Diario di una stalker mancata di Francesca Innocenzi, pubblicata da Edizioni Progetto Cultura, è stata una lettura che mi ha rapita dall’inizio alla fine: primo perché l’autrice è una poetessa e ha saputo cogliere con musicalità e armonia l’essenza dei vari stati d’animo della protagonista. Secondo perché ha scavato nel cuore di Rosa mettendo a nudo sentimenti ed emozioni contrastanti attraverso un diario la cui funzione era quella di cercare una via di fuga dal passato, trovare una sorta di liberazione da quella che probabilmente, anzi certamente, era diventata un’ossessione.
Ma come sempre facciamo un passo indietro e analizziamo bene la storia – no spoiler lo prometto – per capire l’intento della scrittrice e cosa mi ha trasmesso.
Vediamolo insieme con la mia recensione!
Diario di una stalker mancata di Francesca Innocenzi: la mia recensione
Interessante la premessa del Diario di una stalker mancata: l’autrice guida con attenzione il lettore sottolineando il fatto che non si tratta di un’autobiografia ma di una storia, forse vera o forse no, di una donna in cerca di redenzione che trasmette i propri pensieri a lei, narratrice imperfetta. Questa donna, la protagonista in prima persona del romanzo, si chiama Rosa, lavora come insegnante e ha una vita normale fino al momento in cui incontra per la prima volta il suo collega di lavoro e s’innamora a prima vista.
La prima volta che ci siamo incontrati, tre anni fa, nel corridoio della nostra scuola, ho pensato che eri bellissimo, l’uomo più bello che avessi mai visto.
Quel colpo di fulmine da il via ad aspettative, speranze e sogni mai realizzati di una donna che idealizza un rapporto che, dalla parte di lui, li lega solo per fini lavorativi e niente più. Il confine segnato dal suo collega inizia a far emergere un lato rabbioso e disilluso di Rosa che inizia a diventare – anche se per lei non è così – ossessiva nel comunicare con lui e nella ricerca di una risposta d’amore.
Mi hai detto non sei la donna per me, neppure se io fossi single lo saresti; ora si fa come dico io, smettila di chiamare, smettila di inviare messaggi allucinanti, è una persecuzione questa; vedi di non tornare ad insegnare nella mia stessa scuola, o parlerò con il dirigente; è meglio che le nostre strade si dividano.
Mi hai lasciato in gola troppe parole non pronunciate, per fragilità, dolore, paura.
Quando il colpo di fulmine diventa stalking
Fino a che punto ci si può spingere per amore? E qual è il confine tra la cortesia, la gentilezza e l’innesco di una scintilla che può trasformare una conoscenza in qualcos’altro? Quanto può essere pericoloso illudere una persona emotivamente fragile e instabile?
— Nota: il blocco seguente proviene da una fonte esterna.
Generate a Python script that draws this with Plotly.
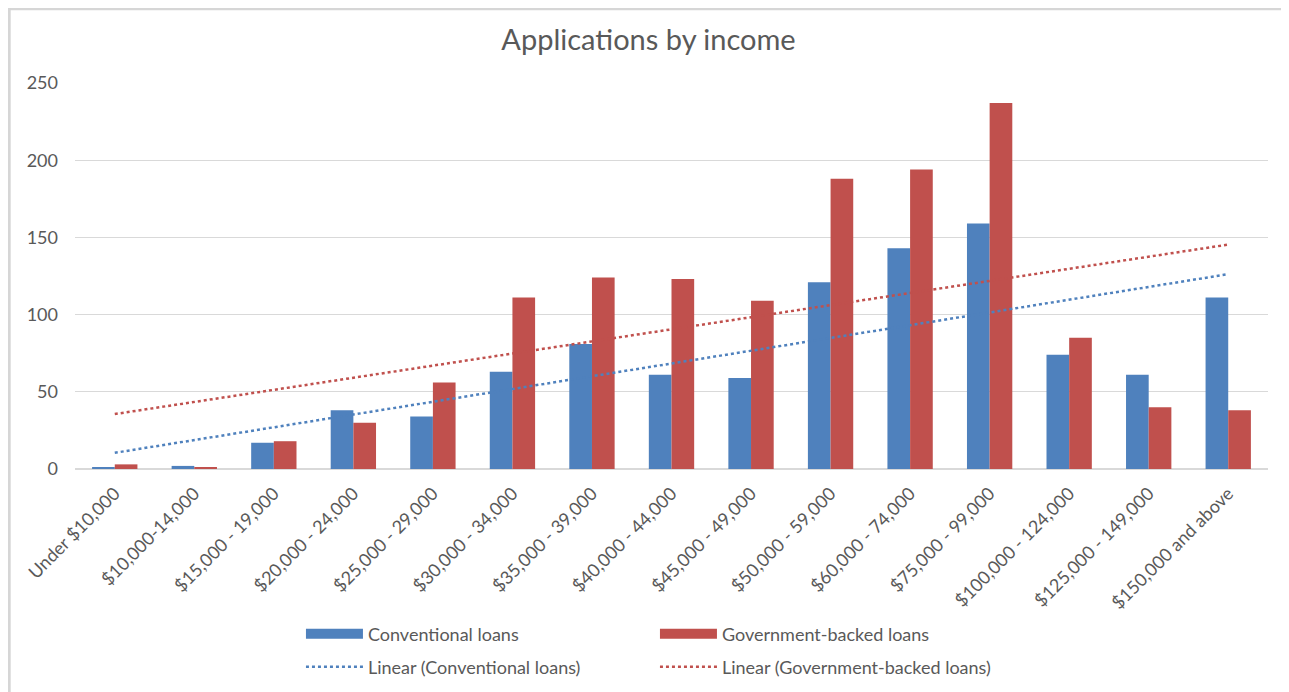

Sono tutti interrogativi che emergono in questo romanzo pieno di pathos in cui la ragazza protagonista cerca quasi un’isola felice in cui trovare rifugio dai patimenti del cuore e avere la serenità che brama.
Sicuramente la scrittura è uno degli elementi di cura dalle ferite e dalla rabbia che prova per quell’amore che come un piccolo seme è rimasto sotto terra e non potrà mai diventare quella bella pianta che lei sperava.
Eppure quel sorriso di lui, da sfoggiare indistintamente, senza predilezioni, da bravo ragazzo insomma, quelle lunghe chiacchierate, le passeggiate, gli interessi comuni e l’amore per l’arte devono aver significato qualcosa. Non per lui. E quelle risposte che non ci sono, quei gesti che non arrivano, quel bacio solo sognato diventa un’ossessione al punto da far allontanare l’uomo e fargli cambiare abitudini di vita. Leggendo pagina dopo pagina emerge un differente modo, da parte di Rosa, di vedere la realtà in modo fantastico, interpretandolo non in modo veritiero.
Rosa fa parte di quella categoria che è bisognosa di affetto: una ricerca continua, estenuante al punto tale da vivere un’illusione, una sorta di miraggio che crea una trappola fine a sé stessa. La protagonista in effetti crea una relazione nella sua mente, la porta avanti attraverso sogni vividi e intensi e qualsiasi gesto del collega è letto in maniera distorta ed errata.
Quella notte stessa ho sognato che ero innamorata di te; non ricordo immagini, né gesti o parole, nient’altro se non quel sentimento vivo e pulito. Una volta sveglia, ho capito che non era stato solo un sogno: mi ero innamorata sul serio. È così che è iniziato.